Web 2.0, for some, simply means that users are now able to interact and network with one another. This has lead many website owners to try to integrate social networking aspects (friend connections, user ratings, user-generated or user-provided content, etc.).
Now that the term “Web 2.0″ is so pervasive and is such a hot buzz word, some people have begun describing any new tech related startup company as “Web 2.0″ whether their site or company embodies any of the other definitions of the term.
Tim O’Reilly gets the credit for this definition. O’Reilly found that in each of the aforementioned survivors of the bubble burst, collective intelligence was the driving factor behind the sites’ success. In the case of Google, collective intelligence was seen in the development of their Page Rank algorithm. The algorithm was based off of the idea that the more sites that link to a page the better resource that page is. This is allowing the community (of website) to determine (collectively) which sites really deserve top rankings. In the case of eBay the pricing and use of the website was determined largely by its users and the collective intelligence they supplied by way of their interactions. Finally, Amazon used the collective intelligence of its users to not only provide simple improvements (like book reviews), but also more complex marketing strategies (like making product recommendations based off of the purchasing habits of similar users).
At this point, the majority of the definitions above are pretty widely accepted. So, I would hesitate to call any one of them “wrong”. I do, however, tend to gravitate towards O’Reilly’s definition for the simple reason that it seems the one that will make the biggest impact on the Internet and it’s users.
At the recent Web 2.0 Expo in San Fransisco, O’Reilly illustrated the difference between Web 1.0 and Web 2.0 by using the following example. Consider a bank. A bank has at it’s disposal massive amounts of information because of all the transactions it processes on a daily basis. But, the bank doesn’t do anything with the collective intelligence it has laying everywhere. Contrast this with a website like WeSabe.

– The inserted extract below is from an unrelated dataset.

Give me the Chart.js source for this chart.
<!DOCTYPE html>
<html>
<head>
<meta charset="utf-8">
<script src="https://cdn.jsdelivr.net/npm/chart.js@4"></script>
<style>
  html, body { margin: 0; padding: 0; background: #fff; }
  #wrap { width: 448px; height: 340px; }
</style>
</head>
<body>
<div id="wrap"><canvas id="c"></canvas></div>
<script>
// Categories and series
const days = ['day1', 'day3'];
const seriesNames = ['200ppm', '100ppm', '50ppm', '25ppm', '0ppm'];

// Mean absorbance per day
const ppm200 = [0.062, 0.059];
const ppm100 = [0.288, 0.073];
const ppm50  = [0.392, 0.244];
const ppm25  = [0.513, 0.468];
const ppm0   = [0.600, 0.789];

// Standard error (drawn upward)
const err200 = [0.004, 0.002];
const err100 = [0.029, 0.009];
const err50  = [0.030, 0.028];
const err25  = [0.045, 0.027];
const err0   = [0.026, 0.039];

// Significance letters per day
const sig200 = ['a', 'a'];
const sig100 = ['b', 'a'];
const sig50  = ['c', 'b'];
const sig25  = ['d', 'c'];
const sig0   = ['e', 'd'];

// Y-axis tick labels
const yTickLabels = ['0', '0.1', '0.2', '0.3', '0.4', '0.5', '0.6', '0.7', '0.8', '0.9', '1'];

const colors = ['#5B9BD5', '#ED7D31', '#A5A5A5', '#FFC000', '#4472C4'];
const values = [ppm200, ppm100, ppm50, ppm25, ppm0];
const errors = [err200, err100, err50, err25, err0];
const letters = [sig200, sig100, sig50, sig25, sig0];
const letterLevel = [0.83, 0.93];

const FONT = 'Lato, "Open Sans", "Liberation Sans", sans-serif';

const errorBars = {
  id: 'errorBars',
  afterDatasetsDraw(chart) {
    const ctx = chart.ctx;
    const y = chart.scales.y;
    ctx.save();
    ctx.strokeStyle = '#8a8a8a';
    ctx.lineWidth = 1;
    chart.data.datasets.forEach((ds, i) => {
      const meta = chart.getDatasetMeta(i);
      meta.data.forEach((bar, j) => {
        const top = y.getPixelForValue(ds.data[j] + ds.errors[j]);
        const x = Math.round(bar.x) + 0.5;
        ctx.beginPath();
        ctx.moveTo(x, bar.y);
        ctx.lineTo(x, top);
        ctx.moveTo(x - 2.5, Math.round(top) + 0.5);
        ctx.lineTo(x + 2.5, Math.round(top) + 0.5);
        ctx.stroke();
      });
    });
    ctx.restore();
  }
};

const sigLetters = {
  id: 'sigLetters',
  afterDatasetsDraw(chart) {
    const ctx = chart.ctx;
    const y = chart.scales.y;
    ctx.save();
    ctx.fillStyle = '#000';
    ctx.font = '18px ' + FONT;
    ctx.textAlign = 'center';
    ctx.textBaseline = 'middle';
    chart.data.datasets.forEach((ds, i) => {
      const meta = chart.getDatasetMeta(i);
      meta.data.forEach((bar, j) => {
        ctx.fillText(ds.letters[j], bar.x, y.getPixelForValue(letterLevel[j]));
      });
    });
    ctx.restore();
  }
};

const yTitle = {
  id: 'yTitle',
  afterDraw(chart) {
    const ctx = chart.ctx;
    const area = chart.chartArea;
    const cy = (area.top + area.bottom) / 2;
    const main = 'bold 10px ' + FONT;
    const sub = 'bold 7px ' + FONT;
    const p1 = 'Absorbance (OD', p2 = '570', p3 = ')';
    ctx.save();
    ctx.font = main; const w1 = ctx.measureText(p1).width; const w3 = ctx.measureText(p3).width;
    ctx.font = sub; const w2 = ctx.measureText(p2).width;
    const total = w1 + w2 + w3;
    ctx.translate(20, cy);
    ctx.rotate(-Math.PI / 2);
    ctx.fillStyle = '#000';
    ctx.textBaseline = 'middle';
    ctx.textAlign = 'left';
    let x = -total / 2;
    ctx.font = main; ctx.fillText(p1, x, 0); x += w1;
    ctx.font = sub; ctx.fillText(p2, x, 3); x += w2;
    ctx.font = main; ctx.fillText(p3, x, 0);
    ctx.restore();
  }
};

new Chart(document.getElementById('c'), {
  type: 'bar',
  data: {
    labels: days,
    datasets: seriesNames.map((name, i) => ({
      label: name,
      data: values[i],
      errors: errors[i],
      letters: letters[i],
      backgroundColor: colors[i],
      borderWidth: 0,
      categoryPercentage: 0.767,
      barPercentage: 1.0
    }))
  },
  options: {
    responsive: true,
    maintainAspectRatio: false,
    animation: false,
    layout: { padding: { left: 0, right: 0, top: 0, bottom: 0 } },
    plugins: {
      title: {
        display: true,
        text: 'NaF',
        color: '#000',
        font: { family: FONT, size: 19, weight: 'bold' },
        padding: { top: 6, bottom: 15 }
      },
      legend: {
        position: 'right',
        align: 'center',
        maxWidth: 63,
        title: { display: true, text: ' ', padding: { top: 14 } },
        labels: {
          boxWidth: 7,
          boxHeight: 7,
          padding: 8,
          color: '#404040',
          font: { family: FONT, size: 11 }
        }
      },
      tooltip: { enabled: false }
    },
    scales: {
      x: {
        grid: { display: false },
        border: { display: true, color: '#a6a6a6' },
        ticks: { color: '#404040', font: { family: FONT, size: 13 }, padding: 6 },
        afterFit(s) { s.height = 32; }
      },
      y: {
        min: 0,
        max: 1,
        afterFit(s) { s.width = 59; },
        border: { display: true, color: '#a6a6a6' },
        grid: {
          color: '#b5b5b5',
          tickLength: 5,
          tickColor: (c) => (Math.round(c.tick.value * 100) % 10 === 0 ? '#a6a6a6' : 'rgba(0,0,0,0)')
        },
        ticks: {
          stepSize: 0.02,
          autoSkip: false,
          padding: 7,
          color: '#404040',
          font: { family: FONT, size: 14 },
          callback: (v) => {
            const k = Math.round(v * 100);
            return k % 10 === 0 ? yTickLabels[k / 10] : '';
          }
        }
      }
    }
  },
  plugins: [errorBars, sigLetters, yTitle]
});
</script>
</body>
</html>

WeSabe allows users to input daily financial expenses and to categorize those expenses as they see fit. In his presentation, O’Reilly used the example of a BMW repair. He entered an average car repair, performed at a prominent BMW repair shop in the Bay area into WeSabe. WeSabe searched through its records and returned an average repair cost, repeat customer percentage, and recommendation percentage for the popular repair shop which was pretty helpful. What was more helpful is that WeSabe also returned stats on an alternative (and far less known) garage whose average repair cost was lower, had a higher return rate, and higher recommendation percentage. So, the site was able to put the collective intelligence to good use by making a relevant and useful suggestion.
My hope is that as more data becomes available through the web we start to think about how it can be linked and combined to provide us with greater intelligence and understanding. Maybe we can call that World 2.0.